What you describe would be achieved by a different syntax
typedef int array[7];
array* test = new int[1][7];
// Note: "test" is a pointer to an array of int.
// There are already 7 integers! You cannot make it
// point to an int somehow.
*(*test + 1) = 7;
int *p1 = *test
int i1 = *(p1 + 1); // i1 is 7, second element of the int[7]
delete[] test;
Without using the typedef, this looks like the following
int(*test)[7] = new int[1][7];
That is, you have created a one-element array, where the element-type of that is a 7-element array of int. new gives you a pointer back to that array. Note that the parenthesis is important: The * has less precedence than the [7], so otherwise this would be taken as an array of 7 pointer to integers.
Suppose that
test[0] = 0x12345678; // some pointer value
test[1] = 0x23456789; // some pointer value
*test = 0x12345678;
*test + 1 is now 0x12345678 + 1 = 0x12345679;
* or dereference operator has higher precedence than binary +). So the expression is evaluated in that order.

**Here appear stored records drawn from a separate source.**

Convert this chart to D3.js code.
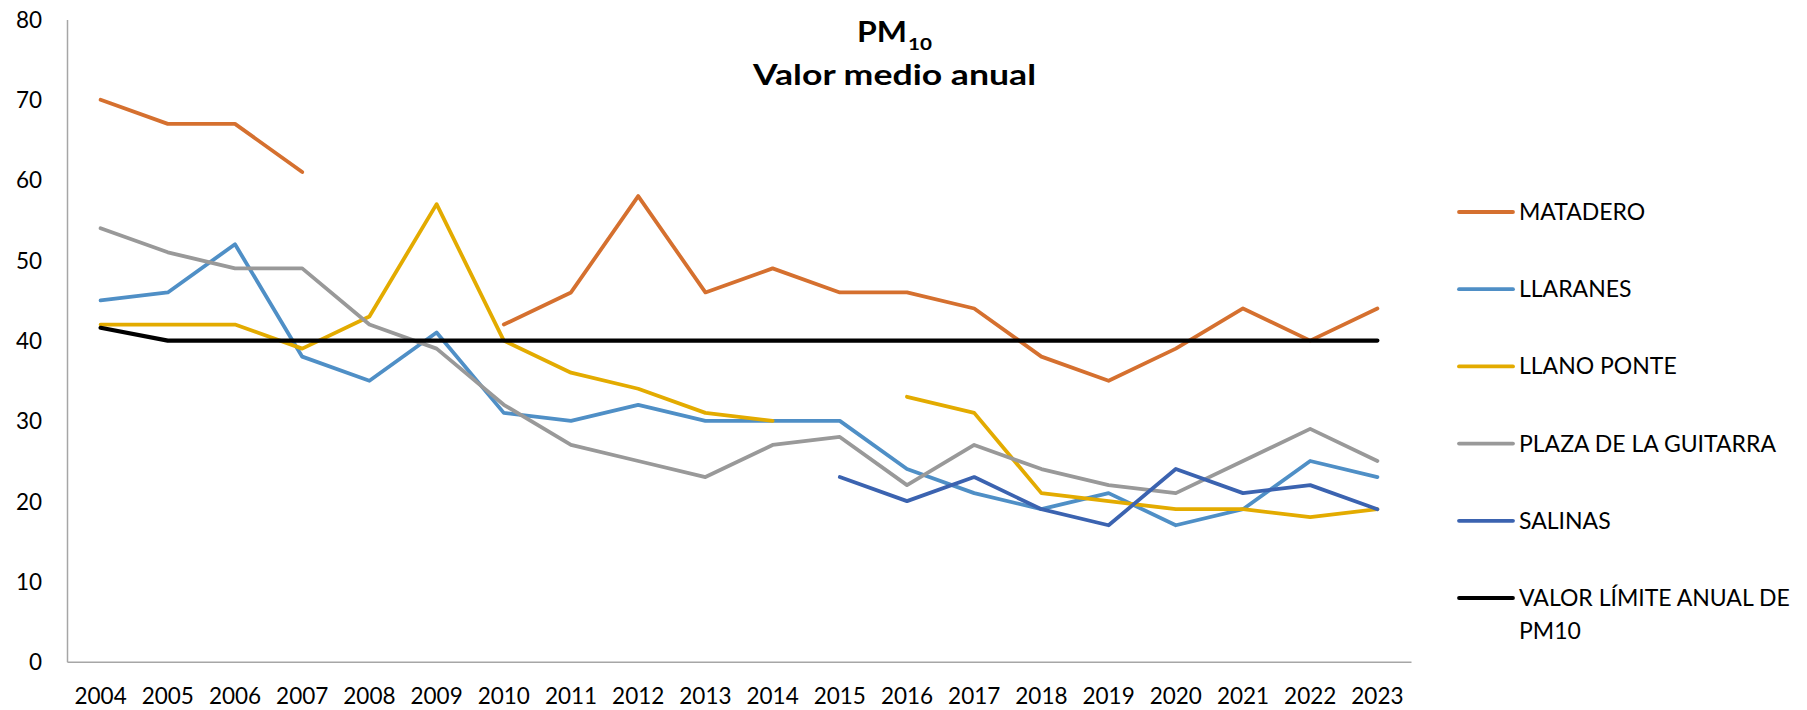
<!DOCTYPE html>
<html>
<head>
<meta charset="utf-8">
<script src="https://cdn.jsdelivr.net/npm/d3@7"></script>
<style>
  body { margin: 0; background: #fff; }
  text { font-family: Lato, "Open Sans", sans-serif; fill: #000; }
</style>
</head>
<body>
<div id="chart"></div>
<script>
const years = ["2004","2005","2006","2007","2008","2009","2010","2011","2012","2013",
               "2014","2015","2016","2017","2018","2019","2020","2021","2022","2023"];
const matadero  = [70, 67, 67, 61, null, null, 42, 46, 58, 46, 49, 46, 46, 44, 38, 35, 39, 44, 40, 44];
const llaranes  = [45, 46, 52, 38, 35, 41, 31, 30, 32, 30, 30, 30, 24, 21, 19, 21, 17, 19, 25, 23];
const llanoPonte = [42, 42, 42, 39, 43, 57, 40, 36, 34, 31, 30, null, 33, 31, 21, 20, 19, 19, 18, 19];
const plaza     = [54, 51, 49, 49, 42, 39, 32, 27, 25, 23, 27, 28, 22, 27, 24, 22, 21, 25, 29, 25];
const salinas   = [null, null, null, null, null, null, null, null, null, null, null, 23, 20, 23, 19, 17, 24, 21, 22, 19];
const limite    = [41.6, 40, 40, 40, 40, 40, 40, 40, 40, 40, 40, 40, 40, 40, 40, 40, 40, 40, 40, 40];
const yTicks = [0, 10, 20, 30, 40, 50, 60, 70, 80];

const seriesNames = ["MATADERO", "LLARANES", "LLANO PONTE", "PLAZA DE LA GUITARRA", "SALINAS", "VALOR LÍMITE ANUAL DE PM10"];
const seriesValues = [matadero, llaranes, llanoPonte, plaza, salinas, limite];
const seriesColors = ["#d5702f", "#4f8fc6", "#e3ab00", "#999999", "#3b63b0", "#000000"];

const width = 1807, height = 710;
const margins = {l: 67, r: 396, t: 19.5, b: 48.3};
const plotW = width - margins.l - margins.r;
const plotH = height - margins.t - margins.b;

const svg = d3.select("#chart").append("svg")
  .attr("width", width)
  .attr("height", height);

const x = d3.scaleBand().domain(years).range([0, plotW]);
const y = d3.scaleLinear().domain([0, 80]).range([plotH, 0]);

const g = svg.append("g").attr("transform", `translate(${margins.l},${margins.t})`);

// axes
const yAxis = g.append("g").call(d3.axisLeft(y).tickValues(yTicks).tickSize(0).tickPadding(25));
yAxis.select(".domain").attr("stroke", "#a6a6a6").attr("stroke-width", 1.5);
yAxis.selectAll("text").attr("font-size", "22.5px").attr("dy", "0.35em");

const xAxis = g.append("g").attr("transform", `translate(0,${plotH})`)
  .call(d3.axisBottom(x).tickSize(0).tickPadding(26));
xAxis.select(".domain").attr("stroke", "#a6a6a6").attr("stroke-width", 1.5);
xAxis.selectAll("text").attr("font-size", "22.5px");

// lines
const line = d3.line()
  .defined(d => d != null)
  .x((d, i) => x(years[i]) + x.bandwidth() / 2)
  .y(d => y(d));

seriesValues.forEach((vals, k) => {
  g.append("path")
    .datum(vals)
    .attr("fill", "none")
    .attr("stroke", seriesColors[k])
    .attr("stroke-width", k == 5 ? 4.2 : 3.8)
    .attr("stroke-linejoin", "round")
    .attr("stroke-linecap", "round")
    .attr("d", line);
});

// title
svg.append("text")
  .attr("x", 857).attr("y", 41.7)
  .attr("font-family", "'Open Sans', sans-serif")
  .attr("font-size", "28px").attr("font-weight", "bold")
  .attr("textLength", 50).attr("lengthAdjust", "spacingAndGlyphs")
  .text("PM");
svg.append("text")
  .attr("x", 908).attr("y", 50)
  .attr("font-family", "'Open Sans', sans-serif")
  .attr("font-size", "17px").attr("font-weight", "bold")
  .attr("textLength", 24).attr("lengthAdjust", "spacingAndGlyphs")
  .text("10");
svg.append("text")
  .attr("x", 894.5).attr("y", 85)
  .attr("text-anchor", "middle")
  .attr("font-family", "'Open Sans', sans-serif")
  .attr("font-size", "28px").attr("font-weight", "bold")
  .attr("textLength", 283).attr("lengthAdjust", "spacingAndGlyphs")
  .text("Valor medio anual");

// legend
const legend = svg.append("g").attr("transform", "translate(1459,212)");
seriesNames.forEach((name, k) => {
  const item = legend.append("g").attr("transform", `translate(0,${k * 77.2})`);
  item.append("line")
    .attr("x1", 0).attr("x2", 54)
    .attr("stroke", seriesColors[k]).attr("stroke-width", 3.8)
    .attr("stroke-linecap", "round");
  const t = item.append("text").attr("x", 60).attr("dy", "0.35em").attr("font-size", "23px");
  if (k == 5) {
    t.append("tspan").text("VALOR LÍMITE ANUAL DE");
    t.append("tspan").attr("x", 60).attr("dy", 32.7).text("PM10");
  } else {
    t.text(name);
  }
});
</script>
</body>
</html>
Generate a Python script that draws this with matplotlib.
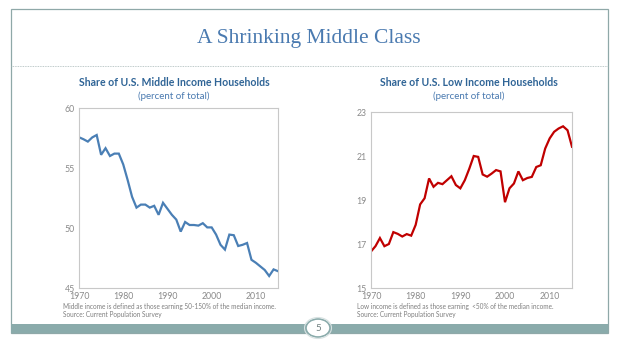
import matplotlib.pyplot as plt
from matplotlib.patches import Rectangle, Ellipse

years = list(range(1970, 2016))
middle = [57.56, 57.4, 57.2, 57.55, 57.75, 56.1, 56.65, 56.0, 56.2, 56.2,
          55.3, 54.0, 52.6, 51.7, 51.95, 51.95, 51.7, 51.85, 51.1, 52.1,
          51.6, 51.1, 50.7, 49.7, 50.5, 50.25, 50.25, 50.2, 50.4, 50.05,
          50.05, 49.45, 48.6, 48.2, 49.45, 49.4, 48.5, 48.6, 48.75, 47.35,
          47.1, 46.8, 46.5, 46.0, 46.55, 46.4]
low = [16.66, 16.9, 17.27, 16.9, 17.0, 17.54, 17.46, 17.34, 17.45, 17.38,
       17.87, 18.8, 19.08, 19.98, 19.6, 19.78, 19.72, 19.9, 20.08, 19.68,
       19.53, 19.9, 20.42, 21.0, 20.96, 20.16, 20.06, 20.2, 20.36, 20.3,
       18.9, 19.53, 19.75, 20.3, 19.9, 20.0, 20.05, 20.5, 20.58, 21.34,
       21.8, 22.1, 22.25, 22.35, 22.17, 21.42]
xticks = [1970, 1980, 1990, 2000, 2010]
mid_yticks = [45, 50, 55, 60]
low_yticks = [15, 17, 19, 21, 23]

W, H = 618, 351
fig = plt.figure(figsize=(W / 100, H / 100), dpi=100)
plt.rcParams['font.family'] = ['Lato', 'DejaVu Sans']

# slide decoration in pixel coords
bg = fig.add_axes([0, 0, 1, 1])
bg.set_xlim(0, W); bg.set_ylim(H, 0); bg.axis('off')
bg.add_patch(Rectangle((11, 9), 597, 324, fill=False, ec='#8fa8a8', lw=0.9))
bg.plot([11, 608], [66, 66], ls=(0, (1, 1)), color='#a8b8b8', lw=0.6)
bg.add_patch(Rectangle((11, 324), 597, 9, color='#8aabab', lw=0))
bg.add_patch(Ellipse((318, 328), 24, 18, fc='white', ec='#8aabab', lw=1.2))
bg.add_patch(Ellipse((318, 328), 27, 21, fill=False, ec='#d8e2e2', lw=0.8))
bg.text(318, 328.5, '5', ha='center', va='center', fontsize=7, color='#6f7f7f')
bg.text(309, 38, 'A Shrinking Middle Class', ha='center', va='center',
        fontsize=15.5, color='#4a7ab0', family='Liberation Serif')

panels = [
    ([79 / W, 1 - 288 / H, 199 / W, 180 / H], middle, '#4a7fb5', (45, 60), mid_yticks,
     174, 'Share of U.S. Middle Income Households',
     'Middle income is defined as those earning 50-150% of the median income.', 63),
    ([371 / W, 1 - 288 / H, 201 / W, 176 / H], low, '#c00000', (15, 23), low_yticks,
     469, 'Share of U.S. Low Income Households',
     'Low income is defined as those earning  <50% of the median income.', 357),
]
for rect, vals, col, ylim, yt, cx, title, note, nx in panels:
    ax = fig.add_axes(rect)
    ax.plot(years, vals, color=col, lw=1.6, solid_joinstyle='miter')
    ax.set_xlim(1970, 2015); ax.set_ylim(*ylim)
    ax.set_xticks(xticks); ax.set_yticks(yt)
    ax.tick_params(length=0, labelsize=6.3, labelcolor='#8a8a8a', pad=3)
    for s in ax.spines.values():
        s.set_color('#c8c8c8'); s.set_linewidth(0.8)
    bg.text(cx, 83, title, ha='center', va='center', fontsize=7.6,
            fontweight='bold', color='#2f6496')
    bg.text(cx, 96, '(percent of total)', ha='center', va='center',
            fontsize=7, color='#4a7ab0')
    bg.text(nx, 306, note, ha='left', va='center', fontsize=4.7, color='#7f7f7f')
    bg.text(nx, 314, 'Source: Current Population Survey', ha='left', va='center',
            fontsize=4.7, color='#7f7f7f')

fig.savefig('out.png', dpi=100)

However what you wanted for is to get to test[0] = 0x23456789;
So the correct expression to get to test[1] = (*(test + 1))
In general arr[i] is *(arr + i)
EDIT 2:
given
int buf[10] = {0, 1, 2};
int *p = buf;
buf[0] == p[0] == *(p + 0) equal to 0.
Note that it is perfectly fine to use array access syntax with the lvalue expression p even if it is not an array type. In fact the expression buf[0] is internally translated by the compiler to *(buf + 0) as well.
The expression *(test + 1) is equivalent to test[1], so your code could be rewritten thus:
int** test = new int*[7];
int x = 7;
test[1] = &x;
cout << *test[1];
Since test[1] obviously points to x, *test[1] is 7.
Just to be clear, the expression **(test + 1) is simply equivalent to *(*(test + 1)), which is in turn equivalent to *test[1].